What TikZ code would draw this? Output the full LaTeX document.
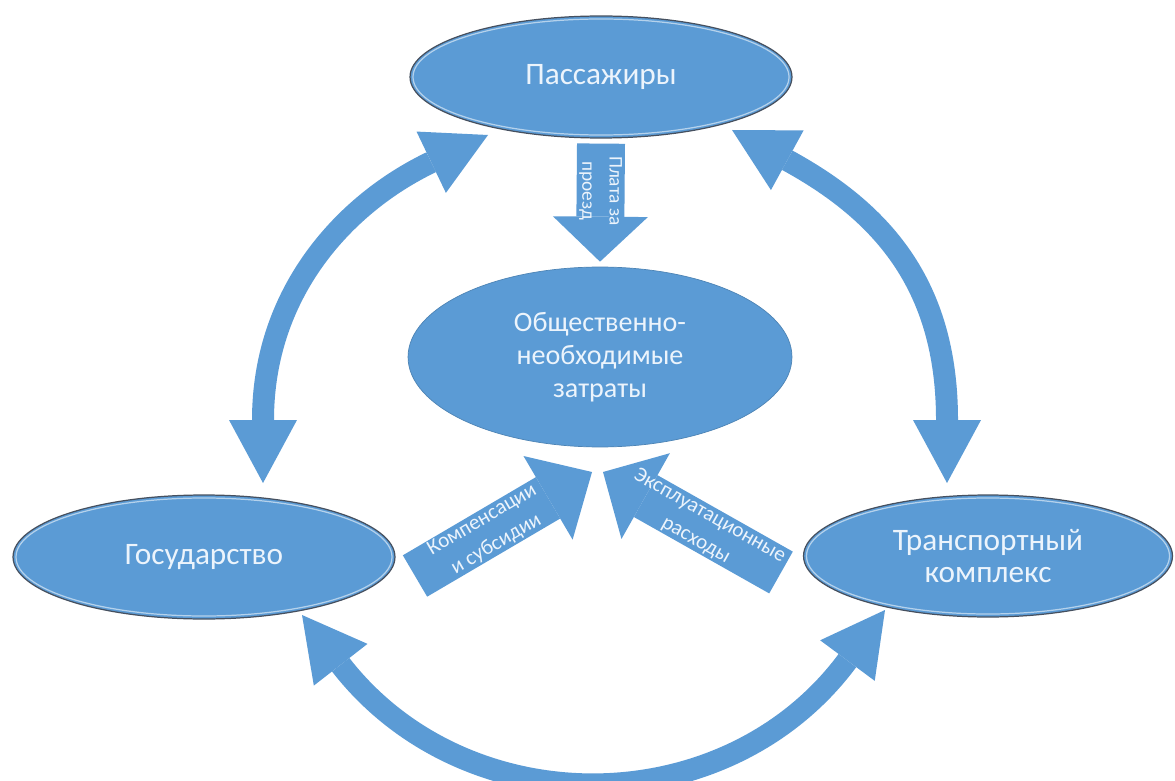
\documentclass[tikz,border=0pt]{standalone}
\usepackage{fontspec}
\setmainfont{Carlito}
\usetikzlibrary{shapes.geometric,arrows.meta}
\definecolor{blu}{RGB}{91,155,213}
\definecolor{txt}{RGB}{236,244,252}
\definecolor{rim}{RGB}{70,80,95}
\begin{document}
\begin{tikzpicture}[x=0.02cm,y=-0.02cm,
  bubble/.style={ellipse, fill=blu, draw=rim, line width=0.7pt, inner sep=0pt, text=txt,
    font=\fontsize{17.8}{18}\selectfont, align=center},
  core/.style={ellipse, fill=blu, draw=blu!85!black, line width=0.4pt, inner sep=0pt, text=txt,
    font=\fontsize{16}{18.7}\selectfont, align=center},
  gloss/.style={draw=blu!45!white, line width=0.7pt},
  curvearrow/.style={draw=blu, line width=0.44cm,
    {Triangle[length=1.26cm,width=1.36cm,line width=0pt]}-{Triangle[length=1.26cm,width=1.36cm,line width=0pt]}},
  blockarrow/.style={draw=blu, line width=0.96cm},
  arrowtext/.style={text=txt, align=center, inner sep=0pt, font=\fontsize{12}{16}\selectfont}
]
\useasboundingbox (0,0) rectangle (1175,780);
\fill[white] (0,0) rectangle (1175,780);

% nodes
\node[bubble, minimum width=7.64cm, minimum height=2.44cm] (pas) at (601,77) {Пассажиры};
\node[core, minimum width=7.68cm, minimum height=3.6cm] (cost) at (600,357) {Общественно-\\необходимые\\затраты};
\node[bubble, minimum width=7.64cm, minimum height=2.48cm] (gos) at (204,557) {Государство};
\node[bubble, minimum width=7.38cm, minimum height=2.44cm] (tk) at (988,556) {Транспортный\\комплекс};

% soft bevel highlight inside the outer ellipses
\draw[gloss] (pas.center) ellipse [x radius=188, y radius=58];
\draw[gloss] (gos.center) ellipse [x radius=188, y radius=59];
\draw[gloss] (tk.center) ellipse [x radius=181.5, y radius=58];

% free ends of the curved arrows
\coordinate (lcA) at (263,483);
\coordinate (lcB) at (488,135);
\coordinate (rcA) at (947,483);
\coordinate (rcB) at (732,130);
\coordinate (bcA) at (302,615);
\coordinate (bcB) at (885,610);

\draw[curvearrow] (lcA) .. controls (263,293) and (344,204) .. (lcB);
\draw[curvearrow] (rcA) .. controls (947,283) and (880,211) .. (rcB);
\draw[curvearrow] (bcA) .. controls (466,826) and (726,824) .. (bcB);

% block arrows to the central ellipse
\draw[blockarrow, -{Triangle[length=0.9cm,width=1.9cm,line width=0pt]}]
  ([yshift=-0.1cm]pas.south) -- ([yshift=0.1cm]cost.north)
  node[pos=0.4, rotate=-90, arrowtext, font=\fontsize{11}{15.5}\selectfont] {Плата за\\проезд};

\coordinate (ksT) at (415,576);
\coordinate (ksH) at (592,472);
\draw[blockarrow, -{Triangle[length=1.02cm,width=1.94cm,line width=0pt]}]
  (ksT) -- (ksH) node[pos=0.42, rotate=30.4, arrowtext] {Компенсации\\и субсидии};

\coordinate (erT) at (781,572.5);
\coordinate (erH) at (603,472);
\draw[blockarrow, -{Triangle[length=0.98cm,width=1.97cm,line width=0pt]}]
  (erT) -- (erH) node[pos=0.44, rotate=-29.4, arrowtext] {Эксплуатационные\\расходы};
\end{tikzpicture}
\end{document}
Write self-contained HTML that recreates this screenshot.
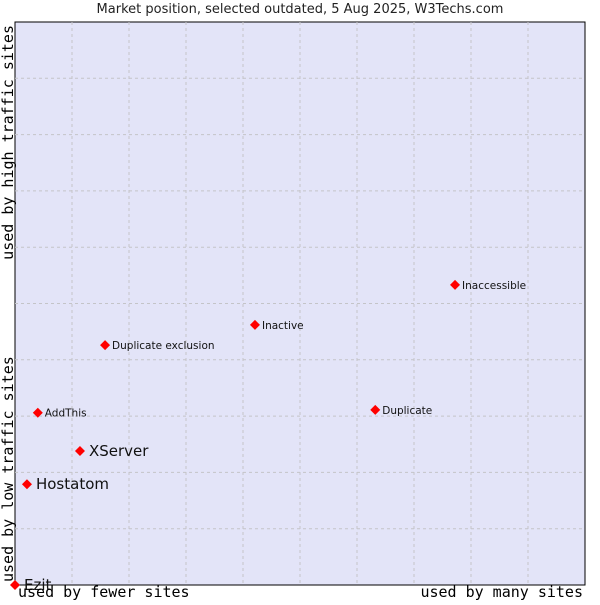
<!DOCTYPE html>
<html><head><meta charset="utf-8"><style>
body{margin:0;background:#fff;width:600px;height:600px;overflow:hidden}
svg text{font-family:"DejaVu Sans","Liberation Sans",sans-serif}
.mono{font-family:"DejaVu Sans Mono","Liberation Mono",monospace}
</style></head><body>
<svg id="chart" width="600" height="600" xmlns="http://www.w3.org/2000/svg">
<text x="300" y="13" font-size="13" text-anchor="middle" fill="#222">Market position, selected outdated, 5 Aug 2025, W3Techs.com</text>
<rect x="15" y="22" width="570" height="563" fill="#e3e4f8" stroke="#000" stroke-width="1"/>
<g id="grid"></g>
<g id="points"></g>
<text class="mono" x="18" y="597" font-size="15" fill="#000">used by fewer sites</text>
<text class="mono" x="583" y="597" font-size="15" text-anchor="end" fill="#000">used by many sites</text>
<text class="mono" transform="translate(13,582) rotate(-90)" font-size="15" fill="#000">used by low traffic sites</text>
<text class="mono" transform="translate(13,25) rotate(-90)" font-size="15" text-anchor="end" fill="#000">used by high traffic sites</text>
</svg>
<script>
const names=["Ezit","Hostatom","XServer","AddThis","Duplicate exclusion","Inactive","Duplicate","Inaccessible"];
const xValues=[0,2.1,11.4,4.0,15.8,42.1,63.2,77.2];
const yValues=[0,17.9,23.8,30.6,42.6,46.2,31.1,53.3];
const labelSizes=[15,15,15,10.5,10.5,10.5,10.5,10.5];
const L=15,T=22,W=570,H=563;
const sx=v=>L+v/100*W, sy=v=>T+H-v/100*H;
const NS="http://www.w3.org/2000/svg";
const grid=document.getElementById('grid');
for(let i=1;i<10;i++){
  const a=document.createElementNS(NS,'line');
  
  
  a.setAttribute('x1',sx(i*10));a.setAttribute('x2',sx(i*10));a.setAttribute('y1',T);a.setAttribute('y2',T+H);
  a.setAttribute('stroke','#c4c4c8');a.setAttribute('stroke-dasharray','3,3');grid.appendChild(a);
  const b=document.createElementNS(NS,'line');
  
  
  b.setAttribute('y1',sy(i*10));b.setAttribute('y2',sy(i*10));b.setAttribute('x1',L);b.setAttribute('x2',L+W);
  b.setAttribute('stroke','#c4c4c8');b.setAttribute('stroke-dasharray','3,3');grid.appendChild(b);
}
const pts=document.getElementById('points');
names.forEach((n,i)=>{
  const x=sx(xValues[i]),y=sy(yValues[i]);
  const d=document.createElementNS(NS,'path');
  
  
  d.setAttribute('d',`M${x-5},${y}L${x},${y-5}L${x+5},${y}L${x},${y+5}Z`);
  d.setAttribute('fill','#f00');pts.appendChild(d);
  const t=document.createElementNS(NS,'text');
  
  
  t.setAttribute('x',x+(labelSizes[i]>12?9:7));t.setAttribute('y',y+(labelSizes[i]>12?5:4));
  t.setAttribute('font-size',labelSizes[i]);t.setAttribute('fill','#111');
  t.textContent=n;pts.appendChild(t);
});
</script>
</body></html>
=-=-=
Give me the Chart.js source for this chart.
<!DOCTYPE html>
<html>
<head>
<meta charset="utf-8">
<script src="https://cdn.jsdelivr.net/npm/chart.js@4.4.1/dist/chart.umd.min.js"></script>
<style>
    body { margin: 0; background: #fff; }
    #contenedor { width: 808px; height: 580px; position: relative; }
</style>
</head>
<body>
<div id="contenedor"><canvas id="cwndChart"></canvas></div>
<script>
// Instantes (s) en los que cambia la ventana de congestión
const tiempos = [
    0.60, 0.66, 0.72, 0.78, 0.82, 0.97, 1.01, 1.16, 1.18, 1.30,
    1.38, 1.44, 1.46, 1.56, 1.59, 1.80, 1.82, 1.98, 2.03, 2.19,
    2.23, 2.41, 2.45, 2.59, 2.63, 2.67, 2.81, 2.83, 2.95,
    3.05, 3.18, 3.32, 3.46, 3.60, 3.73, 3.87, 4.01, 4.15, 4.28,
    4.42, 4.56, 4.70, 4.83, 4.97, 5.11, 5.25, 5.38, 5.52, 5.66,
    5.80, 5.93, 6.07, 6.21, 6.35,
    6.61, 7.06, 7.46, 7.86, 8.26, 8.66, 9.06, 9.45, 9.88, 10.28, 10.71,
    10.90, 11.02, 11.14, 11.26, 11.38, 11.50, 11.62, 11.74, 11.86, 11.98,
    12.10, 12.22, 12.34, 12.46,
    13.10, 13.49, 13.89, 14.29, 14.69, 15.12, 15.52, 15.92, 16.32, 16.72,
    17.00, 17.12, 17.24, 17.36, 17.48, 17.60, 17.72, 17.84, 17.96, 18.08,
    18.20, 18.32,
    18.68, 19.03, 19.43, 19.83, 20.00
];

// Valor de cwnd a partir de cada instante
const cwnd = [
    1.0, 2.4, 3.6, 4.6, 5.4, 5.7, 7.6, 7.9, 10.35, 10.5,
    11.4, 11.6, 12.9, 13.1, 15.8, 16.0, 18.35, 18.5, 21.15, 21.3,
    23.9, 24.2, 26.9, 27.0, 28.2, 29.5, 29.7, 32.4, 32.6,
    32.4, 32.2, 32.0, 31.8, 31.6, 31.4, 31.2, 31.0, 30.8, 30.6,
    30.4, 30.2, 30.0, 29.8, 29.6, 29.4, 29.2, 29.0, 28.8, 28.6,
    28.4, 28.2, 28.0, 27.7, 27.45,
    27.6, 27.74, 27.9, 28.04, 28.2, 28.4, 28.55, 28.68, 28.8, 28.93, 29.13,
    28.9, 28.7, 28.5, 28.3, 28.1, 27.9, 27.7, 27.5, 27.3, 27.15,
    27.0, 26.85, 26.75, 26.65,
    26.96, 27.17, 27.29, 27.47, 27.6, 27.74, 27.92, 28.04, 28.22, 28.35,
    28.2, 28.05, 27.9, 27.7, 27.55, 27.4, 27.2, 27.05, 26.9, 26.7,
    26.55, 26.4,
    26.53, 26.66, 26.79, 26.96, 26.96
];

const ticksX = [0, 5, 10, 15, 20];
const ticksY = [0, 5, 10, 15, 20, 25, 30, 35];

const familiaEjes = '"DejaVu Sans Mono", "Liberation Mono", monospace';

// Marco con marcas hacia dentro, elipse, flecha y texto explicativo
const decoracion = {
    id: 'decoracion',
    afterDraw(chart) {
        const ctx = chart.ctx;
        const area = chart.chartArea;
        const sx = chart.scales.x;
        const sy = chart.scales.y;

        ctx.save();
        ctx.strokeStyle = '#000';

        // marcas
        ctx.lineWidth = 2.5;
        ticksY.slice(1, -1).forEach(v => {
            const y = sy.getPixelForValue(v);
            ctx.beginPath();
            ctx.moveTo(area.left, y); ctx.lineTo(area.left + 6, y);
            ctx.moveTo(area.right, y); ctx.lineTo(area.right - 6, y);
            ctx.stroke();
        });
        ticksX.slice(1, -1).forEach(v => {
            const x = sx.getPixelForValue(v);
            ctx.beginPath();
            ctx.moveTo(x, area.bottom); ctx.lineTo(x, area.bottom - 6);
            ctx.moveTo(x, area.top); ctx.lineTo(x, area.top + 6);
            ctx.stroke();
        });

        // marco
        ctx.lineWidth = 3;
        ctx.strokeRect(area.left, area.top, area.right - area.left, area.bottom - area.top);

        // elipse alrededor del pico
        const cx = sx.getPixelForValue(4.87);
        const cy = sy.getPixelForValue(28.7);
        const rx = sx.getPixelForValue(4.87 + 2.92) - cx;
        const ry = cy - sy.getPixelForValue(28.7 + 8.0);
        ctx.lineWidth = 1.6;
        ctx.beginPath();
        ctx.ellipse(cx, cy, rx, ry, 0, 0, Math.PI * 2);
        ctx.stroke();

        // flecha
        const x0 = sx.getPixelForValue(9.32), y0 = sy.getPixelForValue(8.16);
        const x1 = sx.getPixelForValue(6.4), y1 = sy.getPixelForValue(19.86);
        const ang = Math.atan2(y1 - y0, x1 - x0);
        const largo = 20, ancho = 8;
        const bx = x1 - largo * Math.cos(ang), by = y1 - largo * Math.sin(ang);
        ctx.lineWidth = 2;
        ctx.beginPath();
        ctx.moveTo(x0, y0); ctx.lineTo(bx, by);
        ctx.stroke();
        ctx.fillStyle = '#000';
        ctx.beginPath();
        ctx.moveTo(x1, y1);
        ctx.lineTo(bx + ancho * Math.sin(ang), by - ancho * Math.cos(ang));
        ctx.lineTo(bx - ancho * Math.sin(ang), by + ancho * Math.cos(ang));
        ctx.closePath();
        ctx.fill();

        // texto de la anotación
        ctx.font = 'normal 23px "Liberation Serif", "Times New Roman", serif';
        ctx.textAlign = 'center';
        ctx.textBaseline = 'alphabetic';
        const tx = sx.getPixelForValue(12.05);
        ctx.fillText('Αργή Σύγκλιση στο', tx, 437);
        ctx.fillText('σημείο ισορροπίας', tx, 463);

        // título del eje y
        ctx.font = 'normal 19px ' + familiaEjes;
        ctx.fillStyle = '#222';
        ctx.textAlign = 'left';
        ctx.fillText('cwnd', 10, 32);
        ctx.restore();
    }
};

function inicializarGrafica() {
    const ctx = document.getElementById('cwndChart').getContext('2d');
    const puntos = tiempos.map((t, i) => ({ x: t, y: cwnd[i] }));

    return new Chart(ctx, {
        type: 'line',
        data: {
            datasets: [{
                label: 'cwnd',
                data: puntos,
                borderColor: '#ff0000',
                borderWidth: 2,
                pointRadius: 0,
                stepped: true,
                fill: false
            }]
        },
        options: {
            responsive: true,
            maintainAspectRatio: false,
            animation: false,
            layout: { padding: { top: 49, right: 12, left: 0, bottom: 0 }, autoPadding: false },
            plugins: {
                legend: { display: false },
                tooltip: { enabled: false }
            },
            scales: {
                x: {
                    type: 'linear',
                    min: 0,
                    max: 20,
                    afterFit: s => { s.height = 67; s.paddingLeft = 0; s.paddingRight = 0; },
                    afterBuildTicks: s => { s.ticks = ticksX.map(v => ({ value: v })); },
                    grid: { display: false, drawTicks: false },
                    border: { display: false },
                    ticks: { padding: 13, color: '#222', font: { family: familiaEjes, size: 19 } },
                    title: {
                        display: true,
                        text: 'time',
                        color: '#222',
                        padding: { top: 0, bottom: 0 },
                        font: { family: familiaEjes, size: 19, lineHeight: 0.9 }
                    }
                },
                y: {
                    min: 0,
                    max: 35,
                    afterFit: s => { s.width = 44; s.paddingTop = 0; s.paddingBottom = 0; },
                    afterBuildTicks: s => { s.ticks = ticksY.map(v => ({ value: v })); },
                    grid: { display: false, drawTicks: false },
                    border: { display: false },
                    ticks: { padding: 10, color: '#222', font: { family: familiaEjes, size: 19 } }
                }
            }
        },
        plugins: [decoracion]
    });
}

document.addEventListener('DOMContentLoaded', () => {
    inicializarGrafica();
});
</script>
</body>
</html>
=-=-=
__The problem__
Only the stretch from the line with "Write self-contained HTML" through the line with "const a=document.createElementNS(NS,'line');" should be copied, exactly and with both ends. Drop the pictures.

__Exercise answer__
Write self-contained HTML that recreates this screenshot.
<!DOCTYPE html>
<html><head><meta charset="utf-8"><style>
body{margin:0;background:#fff;width:600px;height:600px;overflow:hidden}
svg text{font-family:"DejaVu Sans","Liberation Sans",sans-serif}
.mono{font-family:"DejaVu Sans Mono","Liberation Mono",monospace}
</style></head><body>
<svg id="chart" width="600" height="600" xmlns="http://www.w3.org/2000/svg">
<text x="300" y="13" font-size="13" text-anchor="middle" fill="#222">Market position, selected outdated, 5 Aug 2025, W3Techs.com</text>
<rect x="15" y="22" width="570" height="563" fill="#e3e4f8" stroke="#000" stroke-width="1"/>
<g id="grid"></g>
<g id="points"></g>
<text class="mono" x="18" y="597" font-size="15" fill="#000">used by fewer sites</text>
<text class="mono" x="583" y="597" font-size="15" text-anchor="end" fill="#000">used by many sites</text>
<text class="mono" transform="translate(13,582) rotate(-90)" font-size="15" fill="#000">used by low traffic sites</text>
<text class="mono" transform="translate(13,25) rotate(-90)" font-size="15" text-anchor="end" fill="#000">used by high traffic sites</text>
</svg>
<script>
const names=["Ezit","Hostatom","XServer","AddThis","Duplicate exclusion","Inactive","Duplicate","Inaccessible"];
const xValues=[0,2.1,11.4,4.0,15.8,42.1,63.2,77.2];
const yValues=[0,17.9,23.8,30.6,42.6,46.2,31.1,53.3];
const labelSizes=[15,15,15,10.5,10.5,10.5,10.5,10.5];
const L=15,T=22,W=570,H=563;
const sx=v=>L+v/100*W, sy=v=>T+H-v/100*H;
const NS="http://www.w3.org/2000/svg";
const grid=document.getElementById('grid');
for(let i=1;i<10;i++){
  const a=document.createElementNS(NS,'line');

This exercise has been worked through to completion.